Shinohara was sat on a hospital bed, having just had a relatively small injury on his leg patched up; Juuzou was sat against the wall, carefully unpicking stiches in his hand. Shinohara winced as he glanced over at him. He understood that the body stitching was just a way for Juuzou to express himself without hurting himself, but it was still uncomfortable to watch.
He coughed. "It was strange, seeing that same guy on the roof again, wasn't it?"
"I thought he might have been a ghoul and so I followed him," Juuzou replied.
"And you're sure he wasn't? Who was the girl he was with?"
"He wasn't a ghoul, but..." Juuzou frowned, still concentrating on undoing the elaborate patterns cross-stitched on the back of his hand. "There was a ghoul there, and he electrocuted it."
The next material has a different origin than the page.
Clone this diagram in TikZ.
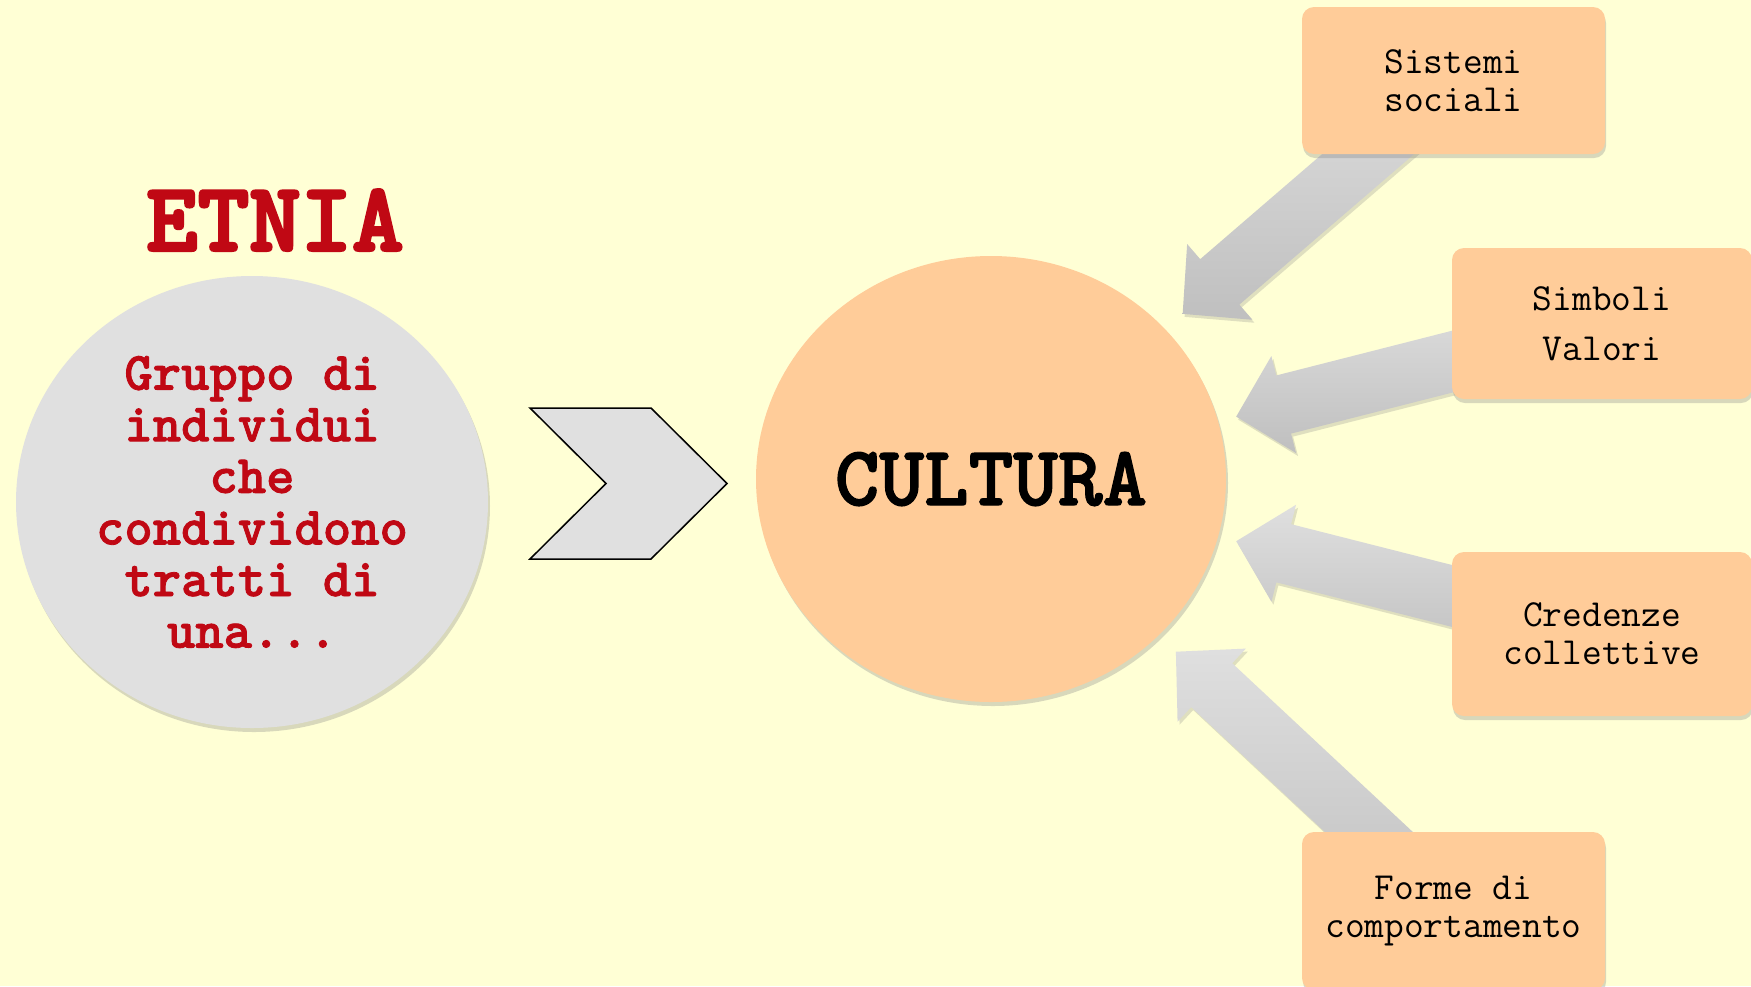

"What? How?" Shinohara thought back to the roof, trying to remember if there had been any means of electricity up there at all. His memory was blurry as he had been tired out from the fighting, and his leg had been sore; he remembered the two of them- the one who had called himself Li and the girl- had disappeared off the side of the building and into the darkness as soon as they caught sight of him, and he remembered the battle in the Helter Skelter ending not long after that. It had been mostly a success, with a few ghouls that had been previously noted as dangerous either killed or sent to Cochlea, and no investigators had been killed. However, after catching sight of the man on the roof once again, Shinohara had been convinced there was something else going on, something they were missing. He hadn't spoken to anyone (except Juuzou, obviously) as he wasn't at all sure what he thought might be going on, but he had a feeling something wasn't quite right.
"He just touched its arm," Juuzou said, answering Shinohara's question as if he was excited to tell him about it, "and then there was all this electricity, and the ghoul fell off the roof!"
"That's... impossible..." Shinohara murmured, before shaking his head. "I don't know. You must have imagined it or something. But Juuzou, the most important thing is that you stick with the squad! If you run off like that again, they won't let you come anymore. In fact..."
Juuzou stopped paying attention, having decided he didn't feel like listening to anymore lecturing. He'd heard it from Marude and some other important investigators he didn't like ever since the raid at the Helter Skelter, and by this point had entirely lost what little interest he'd had in being talked at. Instead he focused on his stitching and let his mind wander. The man on the roof, he remembered, had introduced himself as Li something, but the girl with the strange eyes had been calling him Hei. And no matter what anyone said, he used nothing but his hand to electrocute a ghoul, causing it enough damage that it had fallen off of the roof. So while he definitely hadn't been a ghoul, Juuzou wondered if he was human, and if not what other kind of thing he might be.
Maybe there was more to it than just ghouls and humans, he thought.
Maybe there was something entirely different out there that nobody, not even the CCG, knew about. The thought of it sent a weird feeling down his spine, and he looked up through the window and at the sprawling city outside with wide, wondering eyes.